* WRITTEN EXERCISE
Starting at the first line of the data, print each line verbatim up to and including the line bearing "edgecolor=grid_color, linewidth=1.5))", omitting pictures.

[begin PROVIDED DATA]

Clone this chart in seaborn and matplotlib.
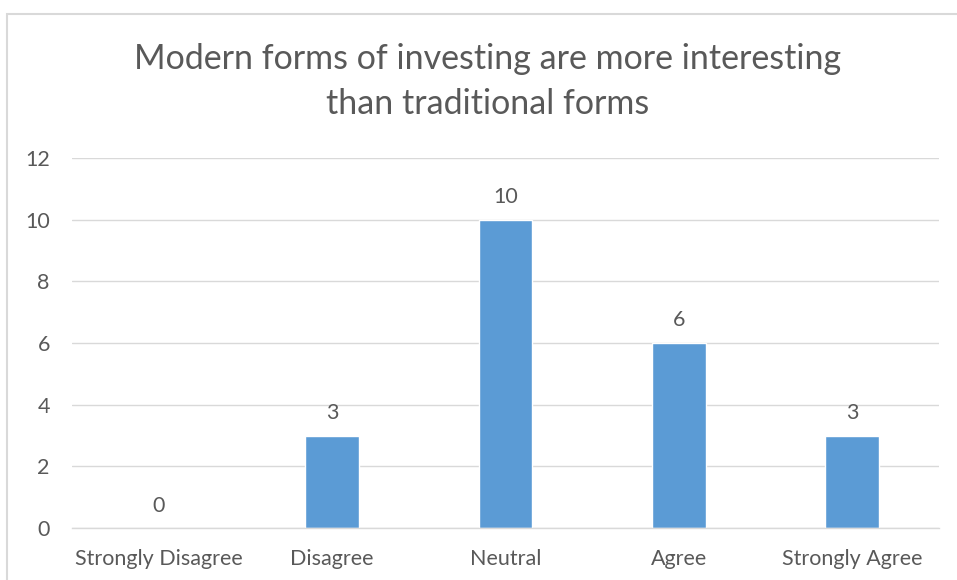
import matplotlib
matplotlib.use("Agg")
import matplotlib.pyplot as plt
import seaborn as sns
import pandas as pd
from matplotlib.patches import Rectangle

categories = ["Strongly Disagree", "Disagree", "Neutral", "Agree", "Strongly Agree"]
counts = [0, 3, 10, 6, 3]
y_ticks = [0, 2, 4, 6, 8, 10, 12]
title = "Modern forms of investing are more interesting\nthan traditional forms"

sns.set_theme(style="white")
plt.rcParams["font.family"] = ["Lato", "DejaVu Sans"]

text_color = "#595959"
grid_color = "#d9d9d9"
bar_color = "#5b9bd5"

df = pd.DataFrame({"category": categories, "count": counts})

fig = plt.figure(figsize=(9.57, 5.80), dpi=100)
fig.patch.set_facecolor("white")

# chart frame
fig.patches.append(Rectangle((7.5 / 957, -0.05), 1.2, 1 - 13.5 / 580 + 0.05,
                             transform=fig.transFigure, fill=False,
                             edgecolor=grid_color, linewidth=1.5))

ax = fig.add_axes([72 / 957, 1 - 528 / 580, (939 - 72) / 957, (528 - 158) / 580])
sns.barplot(data=df, x="category", y="count", color=bar_color, width=0.31,
            saturation=1, ax=ax)

ax.set_ylim(0, 12)
ax.set_yticks(y_ticks)
ax.set_xlim(-0.5, len(categories) - 0.5)
ax.grid(axis="y", color=grid_color, linewidth=1)
ax.set_axisbelow(True)
for side in ["left", "right", "top"]:
    ax.spines[side].set_visible(False)
ax.spines["bottom"].set_color(grid_color)
ax.spines["bottom"].set_linewidth(1)
ax.tick_params(axis="both", length=0, labelsize=15.5, colors=text_color)
ax.tick_params(axis="x", pad=15)
ax.tick_params(axis="y", pad=16)
ax.set_xlabel("")
ax.set_ylabel("")

for container in ax.containers:
    ax.bar_label(container, labels=[str(v) for v in counts], padding=9,
                 fontsize=15.5, color=text_color)

fig.text(488 / 957, 1 - 82 / 580, title, ha="center", va="center",
         fontsize=24.5, color=text_color, linespacing=1.5)

fig.savefig("out.png", dpi=100)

[end PROVIDED DATA]

* WRITTEN RESPONSE
Clone this chart in seaborn and matplotlib.
import matplotlib
matplotlib.use("Agg")
import matplotlib.pyplot as plt
import seaborn as sns
import pandas as pd
from matplotlib.patches import Rectangle

categories = ["Strongly Disagree", "Disagree", "Neutral", "Agree", "Strongly Agree"]
counts = [0, 3, 10, 6, 3]
y_ticks = [0, 2, 4, 6, 8, 10, 12]
title = "Modern forms of investing are more interesting\nthan traditional forms"

sns.set_theme(style="white")
plt.rcParams["font.family"] = ["Lato", "DejaVu Sans"]

text_color = "#595959"
grid_color = "#d9d9d9"
bar_color = "#5b9bd5"

df = pd.DataFrame({"category": categories, "count": counts})

fig = plt.figure(figsize=(9.57, 5.80), dpi=100)
fig.patch.set_facecolor("white")

# chart frame
fig.patches.append(Rectangle((7.5 / 957, -0.05), 1.2, 1 - 13.5 / 580 + 0.05,
                             transform=fig.transFigure, fill=False,
                             edgecolor=grid_color, linewidth=1.5))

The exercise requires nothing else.